THE REQUEST – Make an exact copy of the lines below.

Start of SOURCE DATA

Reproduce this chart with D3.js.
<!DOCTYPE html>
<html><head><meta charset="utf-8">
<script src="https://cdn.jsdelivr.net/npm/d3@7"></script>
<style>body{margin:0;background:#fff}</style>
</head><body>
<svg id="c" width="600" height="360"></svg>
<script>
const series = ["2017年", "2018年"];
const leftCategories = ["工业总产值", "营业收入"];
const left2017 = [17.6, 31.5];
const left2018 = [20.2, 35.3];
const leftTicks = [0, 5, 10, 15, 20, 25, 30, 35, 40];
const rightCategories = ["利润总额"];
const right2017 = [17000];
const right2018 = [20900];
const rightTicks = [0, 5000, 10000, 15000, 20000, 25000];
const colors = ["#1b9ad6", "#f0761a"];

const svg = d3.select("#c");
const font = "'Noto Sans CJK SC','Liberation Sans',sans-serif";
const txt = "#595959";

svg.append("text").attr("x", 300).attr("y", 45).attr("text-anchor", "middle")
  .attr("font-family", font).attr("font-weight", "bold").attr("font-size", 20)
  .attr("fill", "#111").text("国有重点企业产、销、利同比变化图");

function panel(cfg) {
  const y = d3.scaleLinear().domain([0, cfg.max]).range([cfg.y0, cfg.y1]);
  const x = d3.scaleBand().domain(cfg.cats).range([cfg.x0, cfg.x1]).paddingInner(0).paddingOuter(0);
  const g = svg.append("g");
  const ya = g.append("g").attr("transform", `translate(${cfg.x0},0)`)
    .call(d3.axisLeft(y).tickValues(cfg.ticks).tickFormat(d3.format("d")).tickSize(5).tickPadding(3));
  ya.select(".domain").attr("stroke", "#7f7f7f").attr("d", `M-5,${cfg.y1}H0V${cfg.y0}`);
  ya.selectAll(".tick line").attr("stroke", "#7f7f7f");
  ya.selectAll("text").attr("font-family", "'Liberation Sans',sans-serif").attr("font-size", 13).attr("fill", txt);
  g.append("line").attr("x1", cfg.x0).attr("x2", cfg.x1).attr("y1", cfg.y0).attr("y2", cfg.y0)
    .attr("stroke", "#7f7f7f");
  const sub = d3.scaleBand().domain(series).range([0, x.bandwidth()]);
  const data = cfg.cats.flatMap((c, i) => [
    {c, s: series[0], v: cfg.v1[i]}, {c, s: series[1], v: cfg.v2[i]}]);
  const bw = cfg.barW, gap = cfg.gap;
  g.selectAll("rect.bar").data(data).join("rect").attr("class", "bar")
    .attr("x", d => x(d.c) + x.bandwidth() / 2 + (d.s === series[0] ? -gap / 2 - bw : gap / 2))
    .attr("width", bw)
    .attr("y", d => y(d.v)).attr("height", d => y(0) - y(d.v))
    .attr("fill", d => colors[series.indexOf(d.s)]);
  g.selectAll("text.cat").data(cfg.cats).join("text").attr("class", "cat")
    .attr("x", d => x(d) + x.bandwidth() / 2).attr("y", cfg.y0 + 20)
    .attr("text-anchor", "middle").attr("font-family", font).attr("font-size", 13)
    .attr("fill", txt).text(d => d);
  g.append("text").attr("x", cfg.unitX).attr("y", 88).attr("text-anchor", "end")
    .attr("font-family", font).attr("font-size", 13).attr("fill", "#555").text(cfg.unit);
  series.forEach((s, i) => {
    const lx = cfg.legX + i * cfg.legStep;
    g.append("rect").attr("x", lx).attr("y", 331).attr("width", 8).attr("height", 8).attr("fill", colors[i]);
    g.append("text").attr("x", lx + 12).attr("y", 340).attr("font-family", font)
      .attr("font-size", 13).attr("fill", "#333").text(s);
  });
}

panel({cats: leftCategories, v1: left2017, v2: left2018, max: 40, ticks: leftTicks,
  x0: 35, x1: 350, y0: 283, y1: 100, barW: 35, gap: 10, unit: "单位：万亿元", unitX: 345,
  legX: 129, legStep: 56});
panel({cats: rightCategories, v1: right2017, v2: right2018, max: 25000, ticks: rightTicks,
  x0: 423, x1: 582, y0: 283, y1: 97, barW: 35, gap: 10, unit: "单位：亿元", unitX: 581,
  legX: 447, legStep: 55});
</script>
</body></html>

End of SOURCE DATA

FULL SOLUTION –
Reproduce this chart with D3.js.
<!DOCTYPE html>
<html><head><meta charset="utf-8">
<script src="https://cdn.jsdelivr.net/npm/d3@7"></script>
<style>body{margin:0;background:#fff}</style>
</head><body>
<svg id="c" width="600" height="360"></svg>
<script>
const series = ["2017年", "2018年"];
const leftCategories = ["工业总产值", "营业收入"];
const left2017 = [17.6, 31.5];
const left2018 = [20.2, 35.3];
const leftTicks = [0, 5, 10, 15, 20, 25, 30, 35, 40];
const rightCategories = ["利润总额"];
const right2017 = [17000];
const right2018 = [20900];
const rightTicks = [0, 5000, 10000, 15000, 20000, 25000];
const colors = ["#1b9ad6", "#f0761a"];

const svg = d3.select("#c");
const font = "'Noto Sans CJK SC','Liberation Sans',sans-serif";
const txt = "#595959";

svg.append("text").attr("x", 300).attr("y", 45).attr("text-anchor", "middle")
  .attr("font-family", font).attr("font-weight", "bold").attr("font-size", 20)
  .attr("fill", "#111").text("国有重点企业产、销、利同比变化图");

function panel(cfg) {
  const y = d3.scaleLinear().domain([0, cfg.max]).range([cfg.y0, cfg.y1]);
  const x = d3.scaleBand().domain(cfg.cats).range([cfg.x0, cfg.x1]).paddingInner(0).paddingOuter(0);
  const g = svg.append("g");
  const ya = g.append("g").attr("transform", `translate(${cfg.x0},0)`)
    .call(d3.axisLeft(y).tickValues(cfg.ticks).tickFormat(d3.format("d")).tickSize(5).tickPadding(3));
  ya.select(".domain").attr("stroke", "#7f7f7f").attr("d", `M-5,${cfg.y1}H0V${cfg.y0}`);
  ya.selectAll(".tick line").attr("stroke", "#7f7f7f");
  ya.selectAll("text").attr("font-family", "'Liberation Sans',sans-serif").attr("font-size", 13).attr("fill", txt);
  g.append("line").attr("x1", cfg.x0).attr("x2", cfg.x1).attr("y1", cfg.y0).attr("y2", cfg.y0)
    .attr("stroke", "#7f7f7f");
  const sub = d3.scaleBand().domain(series).range([0, x.bandwidth()]);
  const data = cfg.cats.flatMap((c, i) => [
    {c, s: series[0], v: cfg.v1[i]}, {c, s: series[1], v: cfg.v2[i]}]);
  const bw = cfg.barW, gap = cfg.gap;
  g.selectAll("rect.bar").data(data).join("rect").attr("class", "bar")
    .attr("x", d => x(d.c) + x.bandwidth() / 2 + (d.s === series[0] ? -gap / 2 - bw : gap / 2))
    .attr("width", bw)
    .attr("y", d => y(d.v)).attr("height", d => y(0) - y(d.v))
    .attr("fill", d => colors[series.indexOf(d.s)]);
  g.selectAll("text.cat").data(cfg.cats).join("text").attr("class", "cat")
    .attr("x", d => x(d) + x.bandwidth() / 2).attr("y", cfg.y0 + 20)
    .attr("text-anchor", "middle").attr("font-family", font).attr("font-size", 13)
    .attr("fill", txt).text(d => d);
  g.append("text").attr("x", cfg.unitX).attr("y", 88).attr("text-anchor", "end")
    .attr("font-family", font).attr("font-size", 13).attr("fill", "#555").text(cfg.unit);
  series.forEach((s, i) => {
    const lx = cfg.legX + i * cfg.legStep;
    g.append("rect").attr("x", lx).attr("y", 331).attr("width", 8).attr("height", 8).attr("fill", colors[i]);
    g.append("text").attr("x", lx + 12).attr("y", 340).attr("font-family", font)
      .attr("font-size", 13).attr("fill", "#333").text(s);
  });
}

panel({cats: leftCategories, v1: left2017, v2: left2018, max: 40, ticks: leftTicks,
  x0: 35, x1: 350, y0: 283, y1: 100, barW: 35, gap: 10, unit: "单位：万亿元", unitX: 345,
  legX: 129, legStep: 56});
panel({cats: rightCategories, v1: right2017, v2: right2018, max: 25000, ticks: rightTicks,
  x0: 423, x1: 582, y0: 283, y1: 97, barW: 35, gap: 10, unit: "单位：亿元", unitX: 581,
  legX: 447, legStep: 55});
</script>
</body></html>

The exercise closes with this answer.